**WHAT YOU HAVE TO DO:** The exercise asks you to copy every line below in which "this" appears.

⁂

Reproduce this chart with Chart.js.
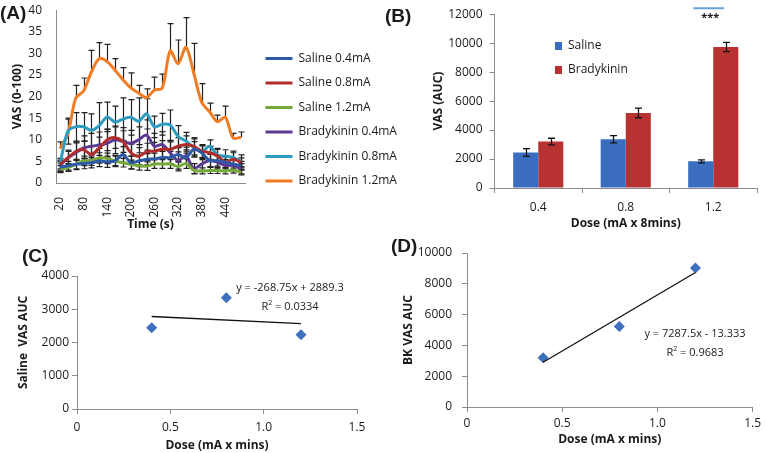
<!DOCTYPE html>
<html lang="en">
<head>
  <meta charset="UTF-8" />
  <title>VAS - saline vs bradykinin</title>
  <script src="https://cdn.jsdelivr.net/npm/chart.js"></script>
  <style>
    body { margin: 0; background: #fff; }
    #fig { position: relative; width: 765px; height: 453px; overflow: hidden; font-family: "Open Sans", sans-serif; color: #1a1a1a; }
    canvas { position: absolute; }
    .panel { position: absolute; font: bold 19px "Liberation Sans", Arial, sans-serif; line-height: 19px; }
    .eq { position: absolute; font-size: 11px; line-height: 16px; text-align: center; white-space: nowrap; }
  </style>
</head>
<body>
  <div id="fig">
    <canvas id="chartA" width="420" height="238" style="left:0;top:-3px"></canvas>
    <canvas id="chartB" width="385" height="235" style="left:380px;top:0"></canvas>
    <canvas id="chartC" width="380" height="218" style="left:0;top:235px"></canvas>
    <canvas id="chartD" width="385" height="218" style="left:380px;top:235px"></canvas>

    <div class="panel" style="left:0;top:3px">(A)</div>
    <div class="panel" style="left:385px;top:6px">(B)</div>
    <div class="panel" style="left:22px;top:246px">(C)</div>
    <div class="panel" style="left:391px;top:236px">(D)</div>

    <div class="eq" id="eqC" style="left:230px;top:279px;width:120px"></div>
    <div class="eq" id="eqD" style="left:635px;top:325px;width:120px"></div>
  </div>

  <script>
    // ---- (A) VAS over time ----
    const timeLabels = ['20','40','60','80','100','120','140','160','180','200','220','240',
                        '260','280','300','320','340','360','380','400','420','440','460','480'];
    const seriesNames = ['Saline 0.4mA', 'Saline 0.8mA', 'Saline 1.2mA',
                         'Bradykinin 0.4mA', 'Bradykinin 0.8mA', 'Bradykinin 1.2mA'];
    const saline04 = [3.6, 4, 4.3, 4.5, 4.7, 5.1, 4.9, 5.1, 6.6, 4.7, 5.1, 5.5, 5.6, 5.9, 5.9, 6.6, 5.9, 7.8, 7, 5.2, 5.2, 4.8, 4.4, 4];
    const saline08 = [4.3, 5.8, 7.3, 7.7, 6.6, 8.1, 10, 10.5, 9.6, 7, 6.2, 7.2, 7.4, 7.8, 7.8, 8.5, 8.9, 8.5, 7.4, 7, 6.3, 4.8, 5.5, 4.8];
    const saline12 = [3.2, 3.6, 4.3, 5.1, 5.2, 5.8, 5.7, 5.1, 4.7, 4.3, 4, 3.9, 4.4, 4.4, 4.4, 3.8, 4.5, 2.9, 2.8, 2.9, 2.9, 2.8, 3, 2.5];
    const bk04     = [4, 5.8, 7, 8.1, 8.5, 8.8, 9.2, 10, 9.6, 9.2, 10, 11.1, 8.5, 8.9, 7, 5.2, 6.3, 3.3, 4.4, 5.2, 4.8, 4.1, 4.1, 3.3];
    const bk08     = [4.2, 12, 13, 13, 12.2, 13.3, 15.3, 14.1, 14.8, 15.2, 14.3, 16, 13, 13.6, 13.4, 10.8, 9.7, 8.2, 7.2, 8.5, 6.5, 6.2, 5.9, 5];
    const bk12     = [8, 11.3, 19.6, 21.3, 25.7, 28.8, 28.1, 26.1, 23.9, 22, 20.8, 19.8, 21.5, 22, 30.6, 27.6, 31.4, 25.4, 18.7, 16.5, 14.2, 15.2, 10.4, 10.6];

    const saline04Err = [1, 1, 1.2, 1.2, 1.2, 1.3, 1.3, 1.3, 1.8, 1.5, 1.3, 1.3, 1.3, 1.4, 1.4, 1.6, 1.5, 1.8, 1.6, 1.4, 1.3, 1.2, 1.1, 1];
    const saline08Err = [1, 1.5, 2, 2, 2, 2.5, 2.5, 2.5, 2.5, 2, 2, 2, 2, 2, 2, 2, 2, 2, 1.5, 1.5, 1.5, 1.5, 1.5, 1];
    const saline12Err = [0.8, 0.9, 1, 1.1, 1.1, 1.2, 1.2, 1.1, 1, 1, 1, 1, 1, 1, 1, 1, 1.1, 0.7, 0.7, 0.7, 0.7, 0.7, 0.7, 0.6];
    const bk04Err     = [1, 1.8, 2.5, 2.8, 3, 3, 3.2, 3.2, 3.2, 3, 3, 3.5, 3, 3, 2.5, 2, 2, 1.2, 1.5, 1.5, 1.5, 1.3, 1.3, 1.2];
    const bk08Err     = [1.5, 3, 3.3, 3.3, 3.8, 5.3, 3.4, 3.7, 4.9, 4.1, 5.4, 3.5, 2.5, 2.5, 3.5, 2.5, 2, 2, 1.5, 1.5, 1.5, 1.5, 1.5, 1.5];
    const bk12Err     = [1.5, 3.5, 3, 3, 5, 3.7, 4, 2.7, 2.8, 3.5, 1.8, 2, 3, 3.2, 6.3, 5.5, 6.9, 6.9, 4.3, 2, 1.5, 2.6, 1.1, 1.2];

    // ---- (B) AUC by dose ----
    const doseLabels = ['0.4', '0.8', '1.2'];
    const salineAUC = [2455, 3360, 1840];
    const salineAUCErr = [270, 250, 100];
    const bkAUC = [3205, 5180, 9730];
    const bkAUCErr = [230, 330, 320];

    // ---- (C) / (D) dose-response scatter ----
    const doseX = [0.4, 0.8, 1.2];
    const salineScatter = [2445, 3348, 2230];
    const bkScatter = [3200, 5220, 9030];
    const salineFit = { slope: -268.75, intercept: 2889.3, r2: 0.0334 };
    const bkFit = { slope: 7287.5, intercept: -13.333, r2: 0.9683 };

    const lineColors = ['#2C5AA8', '#B22C2C', '#77A83A', '#5C3A92', '#2E9CC0', '#F07C24'];
    const barColors = ['#3A6CC0', '#B83232'];
    const textColor = '#1a1a1a';
    const axisColor = '#8c8c8c';
    const tickFont = { family: 'Open Sans', size: 12 };
    const titleFont = { family: 'Open Sans', size: 12, weight: 'bold' };

    // error bars drawn from dataset.err
    function drawErrors(chart, opts) {
      const ctx = chart.ctx;
      const yScale = chart.scales.y;
      ctx.save();
      ctx.strokeStyle = opts.color;
      ctx.lineWidth = opts.width;
      chart.data.datasets.forEach((ds, i) => {
        if (!ds.err) return;
        const meta = chart.getDatasetMeta(i);
        meta.data.forEach((el, j) => {
          const v = ds.data[j], e = ds.err[j];
          const x = Math.round(el.x) + 0.5;
          const top = yScale.getPixelForValue(v + e);
          const bot = ds.plusOnly ? yScale.getPixelForValue(v) : yScale.getPixelForValue(v - e);
          ctx.beginPath();
          ctx.moveTo(x, top); ctx.lineTo(x, bot);
          ctx.moveTo(x - opts.cap, top); ctx.lineTo(x + opts.cap, top);
          if (!ds.plusOnly) { ctx.moveTo(x - opts.cap, bot); ctx.lineTo(x + opts.cap, bot); }
          ctx.stroke();
        });
      });
      ctx.restore();
    }
    const errorBars = {
      id: 'errorBars',
      beforeDatasetsDraw(chart, args, opts) { if (opts.behind) drawErrors(chart, opts); },
      afterDatasetsDraw(chart, args, opts) { if (!opts.behind) drawErrors(chart, opts); }
    };

    // move the legend box to a fixed spot
    const legendPlace = {
      id: 'legendPlace',
      afterLayout(chart, args, opts) {
        const lg = chart.legend;
        if (!lg || opts.left == null) return;
        const w = lg.right - lg.left, h = lg.bottom - lg.top;
        lg.left = opts.left; lg.right = opts.left + w;
        lg.top = opts.top; lg.bottom = opts.top + h;
      }
    };

    // significance bar over one category
    const sigMark = {
      id: 'sigMark',
      afterDraw(chart, args, opts) {
        const { ctx, scales: { x, y } } = chart;
        const cx = x.getPixelForValue(opts.index);
        const ly = y.getPixelForValue(opts.lineAt);
        ctx.save();
        ctx.strokeStyle = '#6FA0DC';
        ctx.lineWidth = 2;
        ctx.beginPath();
        ctx.moveTo(cx - 20, ly); ctx.lineTo(cx + 11, ly);
        ctx.stroke();
        ctx.fillStyle = textColor;
        ctx.font = 'bold 11px "Open Sans"';
        ctx.textAlign = 'center';
        ctx.textBaseline = 'middle';
        ctx.fillText(opts.text, cx - 3, ly + 10);
        ctx.restore();
      }
    };

    const plainNum = v => String(v);

    // ---------- panel A ----------
    const seriesA = [saline04, saline08, saline12, bk04, bk08, bk12];
    const errA = [saline04Err, saline08Err, saline12Err, bk04Err, bk08Err, bk12Err];

    new Chart(document.getElementById('chartA'), {
      type: 'line',
      data: {
        labels: timeLabels,
        datasets: seriesA.map((d, i) => ({
          label: seriesNames[i],
          data: d,
          err: errA[i],
          plusOnly: i === 5,
          borderColor: lineColors[i],
          backgroundColor: lineColors[i],
          borderWidth: 3,
          pointRadius: 0,
          tension: 0.3
        }))
      },
      options: {
        responsive: false,
        animation: false,
        layout: { padding: { left: 6, top: 8, right: 175, bottom: 0 } },
        scales: {
          x: {
            offset: true,
            grid: { display: false },
            border: { color: axisColor },
            ticks: {
              color: textColor, font: tickFont, autoSkip: false,
              minRotation: 90, maxRotation: 90, padding: 6,
              // Excel shows every third time label
              callback: function (val, idx) { return idx % 3 === 0 ? this.getLabelForValue(val) : ''; }
            },
            title: { display: true, text: 'Time (s)', color: textColor, font: titleFont, padding: { top: 4, bottom: 3 } },
            afterFit: s => { s.height = 52; }
          },
          y: {
            min: 0, max: 40,
            grid: { display: false },
            border: { color: axisColor },
            ticks: { stepSize: 5, color: textColor, font: tickFont, padding: 6 },
            title: { display: true, text: 'VAS (0-100)', color: textColor, font: titleFont, padding: { top: 4, bottom: 4 } },
            afterFit: s => { s.width = 50; }
          }
        },
        plugins: {
          legend: {
            position: 'chartArea',
            align: 'start',
            labels: {
              color: textColor, font: tickFont,
              usePointStyle: true, pointStyle: 'line', pointStyleWidth: 27,
              padding: 12.5
            }
          },
          legendPlace: { left: 253, top: 43 },
          tooltip: { enabled: false },
          errorBars: { behind: true, color: '#222', width: 1.2, cap: 3 }
        }
      },
      plugins: [errorBars, legendPlace]
    });

    // ---------- panel B ----------
    new Chart(document.getElementById('chartB'), {
      type: 'bar',
      data: {
        labels: doseLabels,
        datasets: [
          { label: 'Saline', data: salineAUC, err: salineAUCErr, backgroundColor: barColors[0], borderWidth: 0,
            barPercentage: 1, categoryPercentage: 0.573 },
          { label: 'Bradykinin', data: bkAUC, err: bkAUCErr, backgroundColor: barColors[1], borderWidth: 0,
            barPercentage: 1, categoryPercentage: 0.573 }
        ]
      },
      options: {
        responsive: false,
        animation: false,
        layout: { padding: { left: 47, top: 12, right: 8, bottom: 0 } },
        scales: {
          x: {
            grid: { display: true, drawOnChartArea: false, drawTicks: true, tickLength: 5, color: axisColor },
            border: { color: axisColor },
            ticks: { color: textColor, font: tickFont, padding: 7 },
            title: { display: true, text: 'Dose (mA x 8mins)', color: textColor, font: titleFont, padding: { top: 4, bottom: 4 } },
            afterFit: s => { s.height = 47; }
          },
          y: {
            min: 0, max: 12000,
            grid: { display: true, drawOnChartArea: false, drawTicks: true, tickLength: 5, color: axisColor },
            border: { color: axisColor },
            ticks: { stepSize: 2000, color: textColor, font: tickFont, padding: 7, callback: plainNum },
            title: { display: true, text: 'VAS (AUC)', color: textColor, font: titleFont, padding: { top: 4, bottom: 4 } },
            afterFit: s => { s.width = 67.5; }
          }
        },
        plugins: {
          legend: {
            position: 'chartArea',
            align: 'start',
            labels: { color: textColor, font: tickFont, boxWidth: 7, boxHeight: 8, padding: 12 }
          },
          legendPlace: { left: 163, top: 28 },
          tooltip: { enabled: false },
          errorBars: { behind: false, color: '#111', width: 1.3, cap: 3.5 },
          sigMark: { index: 2, lineAt: 12410, text: '***' }
        }
      },
      plugins: [errorBars, legendPlace, sigMark]
    });

    // ---------- panels C and D ----------
    function scatterChart(id, yValues, fit, yMax, yStep, yTitle, pad, yWidth, xHeight, tickPadY, titleBottom, tickPadX) {
      const pts = doseX.map((x, i) => ({ x: x, y: yValues[i] }));
      const x0 = doseX[0], x1 = doseX[doseX.length - 1];
      const fitLine = [{ x: x0, y: fit.slope * x0 + fit.intercept }, { x: x1, y: fit.slope * x1 + fit.intercept }];
      return new Chart(document.getElementById(id), {
        type: 'scatter',
        data: {
          datasets: [
            { type: 'line', data: fitLine, borderColor: '#111', borderWidth: 1.3, pointRadius: 0 },
            { data: pts, pointStyle: 'rectRot', pointRadius: 5.5, backgroundColor: '#3F6FBF', borderColor: '#3F6FBF', borderWidth: 0 }
          ]
        },
        options: {
          responsive: false,
          animation: false,
          layout: { padding: pad },
          scales: {
            x: {
              type: 'linear', min: 0, max: 1.5,
              grid: { display: true, drawOnChartArea: false, drawTicks: true, tickLength: 5, color: axisColor },
              border: { color: axisColor },
              ticks: { stepSize: 0.5, color: textColor, font: tickFont, padding: tickPadX },
              title: { display: true, text: 'Dose (mA x mins)', color: textColor, font: titleFont, padding: { top: 4, bottom: titleBottom } },
              afterFit: s => { s.height = xHeight; }
            },
            y: {
              min: 0, max: yMax,
              grid: { display: true, drawOnChartArea: false, drawTicks: true, tickLength: 5, color: axisColor },
              border: { color: axisColor },
              ticks: { stepSize: yStep, color: textColor, font: tickFont, padding: tickPadY, callback: plainNum },
              title: { display: true, text: yTitle, color: textColor, font: titleFont, padding: { top: 4, bottom: 4 } },
              afterFit: s => { s.width = yWidth; }
            }
          },
          plugins: { legend: { display: false }, tooltip: { enabled: false } }
        }
      });
    }

    scatterChart('chartC', salineScatter, salineFit, 4000, 1000, 'Saline  VAS AUC',
      { left: 12, top: 41, right: 23, bottom: 0 }, 65, 44, 3, 0, 6);
    scatterChart('chartD', bkScatter, bkFit, 10000, 2000, 'BK VAS AUC',
      { left: 17, top: 18, right: 9, bottom: 0 }, 70, 46, 10, 6, 4);

    function fitText(fit) {
      const sign = fit.intercept < 0 ? ' - ' : ' + ';
      return 'y = ' + fit.slope + 'x' + sign + Math.abs(fit.intercept) + '<br>R<sup style="font-size:7px">2</sup> = ' + fit.r2;
    }
    document.getElementById('eqC').innerHTML = fitText(salineFit);
    document.getElementById('eqD').innerHTML = fitText(bkFit);
  </script>
</body>
</html>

⁂

**SOLUTION TO THE PROBLEM:**
Reproduce this chart with Chart.js.
              callback: function (val, idx) { return idx % 3 === 0 ? this.getLabelForValue(val) : ''; }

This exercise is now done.